Workflows for Discovery, Production, and Distribution

With collaborators from NASA JPL and the Software Engineering group at USC’s Computer Science Department, we studied how the characteristics of scientific workflow systems vary significantly, and that it is hard for scientists interested in adopting workflow technology to determine which workflow system to select. This problem is of particular interest to NASA scientists that need to process large amounts of data collected through a variety of missions. The initial research results of this collaboration are described in detail in an article that will appear in IEEE Software.

In this collaboration, we developed a taxonomy of workflow systems based on phases of “in silico” research and that include discovery, production, and distribution. Discovery encompasses the rapid investigation of a scientific principle in which hypotheses are formed, tested, and iterated on rapidly. Production involves the application of a newly formed scientific principle to large data sets for further validation. Finally, distribution involves the sharing of resulting data for vetting by the larger scientific community. Each of these three phases have distinct scientific workflow requirements.

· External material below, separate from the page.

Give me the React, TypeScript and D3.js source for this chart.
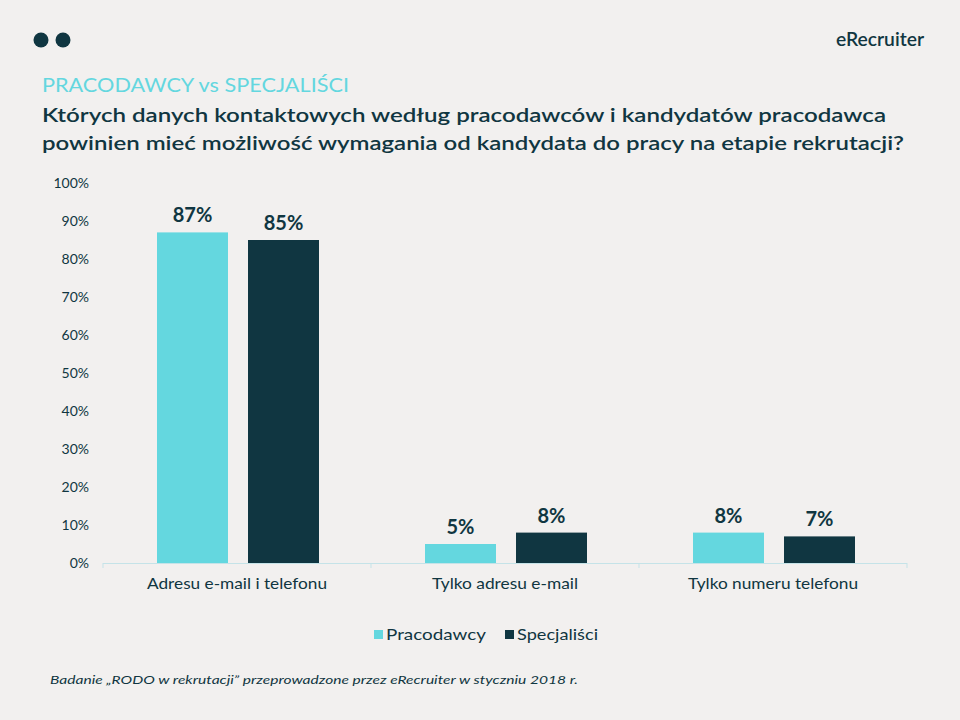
import React from "react";
import * as d3 from "d3";

const categories = ["Adresu e-mail i telefonu", "Tylko adresu e-mail", "Tylko numeru telefonu"];
const seriesNames = ["Pracodawcy", "Specjaliści"];
const pracodawcy = [87, 5, 8];
const specjalisci = [85, 8, 7];
const yTicks = [0, 10, 20, 30, 40, 50, 60, 70, 80, 90, 100];
const colors = ["#64d7df", "#103641"];

// layout-only: rendered text widths in the reference
const catLabelWidths = [180, 146, 170];
const legendWidths = [100, 81];

const FONT = "'Lato', 'DejaVu Sans', sans-serif";

export default function App() {
  const W = 960, H = 720;
  const left = 103, right = 907, top = 183, bottom = 563;
  const x = d3.scaleBand<string>().domain(categories).range([left, right]);
  const y = d3.scaleLinear().domain([0, 100]).range([bottom, top]);
  const inner = d3.scaleBand<string>().domain(seriesNames).range([54, 216]).paddingInner(0.22);
  const series = [pracodawcy, specjalisci];
  const dark = "#103641";
  return (
    <svg width={W} height={H} style={{ position: "absolute", left: 0, top: 0, background: "#f2f0ef" }}>
      <rect x={0} y={0} width={W} height={H} fill="#f2f0ef" />
      <circle cx={41} cy={40} r={7.5} fill={dark} />
      <circle cx={63} cy={40} r={7.5} fill={dark} />
      <text x={924} y={46} textAnchor="end" fontFamily={FONT} fontSize={19} fontWeight={600} fill={dark} textLength={88} lengthAdjust="spacingAndGlyphs">eRecruiter</text>
      <text x={42} y={92} fontFamily={FONT} fontSize={20} fill="#64d7df" textLength={307} lengthAdjust="spacingAndGlyphs">PRACODAWCY vs SPECJALIŚCI</text>
      <text x={42} y={122} fontFamily={FONT} fontSize={20} fontWeight={600} fill={dark} textLength={844} lengthAdjust="spacingAndGlyphs">Których danych kontaktowych  według pracodawców i kandydatów pracodawca</text>
      <text x={42} y={150} fontFamily={FONT} fontSize={20} fontWeight={600} fill={dark} textLength={862} lengthAdjust="spacingAndGlyphs">powinien mieć możliwość wymagania od kandydata do pracy na etapie rekrutacji?</text>
      {yTicks.map((t) => (
        <text key={t} x={89} y={y(t) + 5} textAnchor="end" fontFamily={FONT} fontSize={14} fill={dark}>{t}%</text>
      ))}
      <line x1={left} x2={right} y1={bottom + 0.5} y2={bottom + 0.5} stroke="#c5e3e8" strokeWidth={1} />
      {[left, ...categories.map((c) => (x(c) as number) + x.bandwidth())].map((px, i) => (
        <line key={i} x1={px} x2={px} y1={bottom} y2={bottom + 5} stroke="#c5e3e8" strokeWidth={1} />
      ))}
      {categories.map((c, ci) => (
        <g key={c}>
          {series.map((s, si) => {
            const bx = (x(c) as number) + (inner(seriesNames[si]) as number);
            const bw = inner.bandwidth();
            return (
              <g key={si}>
                <rect x={bx} y={y(s[ci])} width={bw} height={bottom - y(s[ci])} fill={colors[si]} />
                <text x={bx + bw / 2} y={y(s[ci]) - 10} textAnchor="middle" fontFamily={FONT} fontSize={20} fontWeight={700} fill={dark}>{s[ci]}%</text>
              </g>
            );
          })}
          <text x={(x(c) as number) + x.bandwidth() / 2} y={589} textAnchor="middle" fontFamily={FONT} fontSize={15} fill={dark} textLength={catLabelWidths[ci]} lengthAdjust="spacingAndGlyphs">{c}</text>
        </g>
      ))}
      {seriesNames.map((n, i) => {
        const lx = [374, 505][i];
        return (
          <g key={n}>
            <rect x={lx} y={630} width={9} height={9} fill={colors[i]} />
            <text x={lx + 12} y={640} fontFamily={FONT} fontSize={15} fill={dark} textLength={legendWidths[i]} lengthAdjust="spacingAndGlyphs">{n}</text>
          </g>
        );
      })}
      <text x={50} y={684} fontFamily={FONT} fontSize={12} fontStyle="italic" fill={dark} textLength={528} lengthAdjust="spacingAndGlyphs">Badanie „RODO w rekrutacji” przeprowadzone przez eRecruiter  w styczniu 2018 r.</text>
    </svg>
  );
}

By making scientists aware of these requirements, our taxonomy is useful better inform their decision regarding the adoption of a particular workflow technology.

This taxonomy describes three distinct types of workflow environments:

  1. Discovery workflows are rapidly re-parameterized, allowing the scientist to explore alternatives quickly in order to iterate over the experiment until hypotheses are validated. Discovery workflow environments support this type of dynamic experimentation. The high-level requirements that a discovery workflow environment should provide include aiding scientists in the formulation of abstract workflow models. Discovery workflow environments should transform the abstract models into workflow instances.
  2. Production workflow environments are focused on repeatability. These environments should be capable of staging remote, high volume data sets, cataloging results, and logging or handling faults. Unlike discovery workflows, production workflows must incorporate substantial data management facilities. Scientists using production workflow environments care less about the means of abstract workflow representation than they do about the ability to automatically reproduce an experiment. The high-level requirements of a production workflow environment include handling the non-orchestration aspects of workflow formation such as data resource discovery and data provenance recording. Additionally, production workflow environments should aid the scientist in converting existing scientific executables into workflow stages, including providing means of accessing ancillary workflow services.
  3. Distribution workflow environments focus on the retrieval of data. Distribution workflows are used to combine and re-format data sets and deliver these data sets to remote scientists for further analysis. The requirements for distribution workflow environments include support for rapidly specifying abstract workflows and for remotely executing the resulting abstract workflows.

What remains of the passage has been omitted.